To the Lighthouse has a loosely-defined “plot” in that a family and its acquaintances are present in the beginning and some of them ultimately wind up at the end. In between, some people die, some go their own way, and a few make it to the final page. What does that sound like? Oh, I’ve got it: LIFE! If your story, or my story, anyone’s story were being told without benefit of a narrator voicing it over, this would be the sum of it: people randomly show up, time passes, things happen, some people are still there in a decade.
Woolf employs the device of starting the novel in medias res – in the middle – with no preamble.
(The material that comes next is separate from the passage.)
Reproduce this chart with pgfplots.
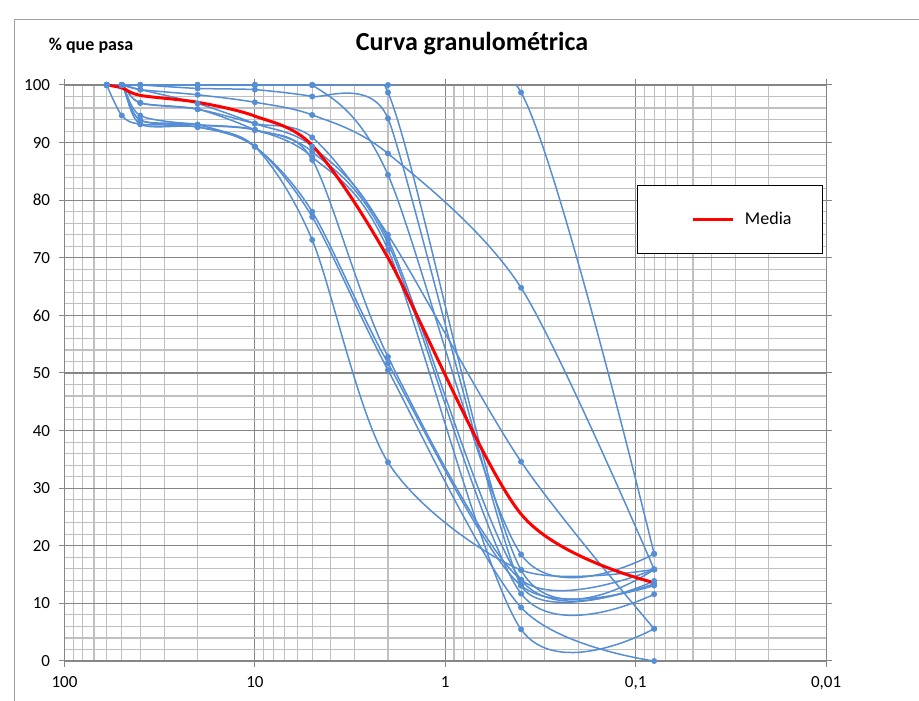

If you’ve read the Iliad or the Odyssey, you’ll recognize this as the method Homer employed. In all epics, there is a Hero, a Man on a Very Big and Important Adventure. He’s Brave and Strong and, again, Very Important. He goes through Trials, he is Tested. Ultimately, he reaches a Destination and does a Thing.
Virginia Woolf knew all about epic poetry, having at age 8 taught herself to read Homer in the original Greek (keep in mind her father was a famous scholar, thus she had advantages). She also lived on the cusp of the Victorian Era, bridging into the 20th Century. Her parents were Victorians, and, although quite artsy and educated, mirrored the expectation men and women had traditional roles. As her parents died and she became involved with the artists, writers, and philosophers known as the Bloomsbury Group, Woolf’s circle shifted to the constant presence of Bohemian libertine/socialists. Several of them were bi-sexual – some swapping partners and/or having open affairs – all of them valuing the life of the mind over mundane responsibility.
Of course, when you have money you can afford to thumb your nose at society, and they pretty much all did.
Even with all her privilege, intelligence and education, Woolf nevertheless knew she was still bound by certain societal expectations. Women were becoming more accepted in the literary world but the fact remained the history of literature – and the world – was written by men. Epic Heroes were exclusively men. So, in To the Lighthouse, she picked up the genre of the epic poem and plopped it down in the middle of the domestic lives of the Ramsay family. Instead of Odysseus, there’s Mrs Ramsay, perfect example of the Victorian era matriarch, as modeled by her own mother. Instead of an epic sea voyage to accomplish Very Great Things, there’s one family’s hope to take a short boat trip from their summer home on the Isle of Skye to a nearby lighthouse.
To the Lighthouse, on the grand literary scale, proves that life, as experienced by an average person, can have as much meaning and drama as all the voyages of Odysseus. Sometimes great hopes are symbolized by a not-so-simple day trip, and, sometimes, the great epic poet, the teller of tales, is a woman.
In a nutshell, this is why the book’s studied so widely. It’s a damn fine book, in some ways autobiographical, with a tremendous amount of beauty and relevance. The backstory, what makes it so autobiographical, is fascinating to Woolf scholars. I’ve started my deep reading of it, as well as some secondary sources. The book group’s pace will be breakneck, covering it in two weeks (frankly not a fan of that speed but okay). l’ve been to both the place Woolf chose to set it – Isle of Skye, Outer Hebrides, Scotland – and the area it’s actually based on – Cornwall.
I’m going to be reading like a mutherfugger over the next two weeks to keep up. I hope I don’t drop the ball for my part of the discussion. Now that I have the luxury of permission to read, there’s full-time work in place of a household filled with children. It’s always something but at least I’m the one rowing the boat.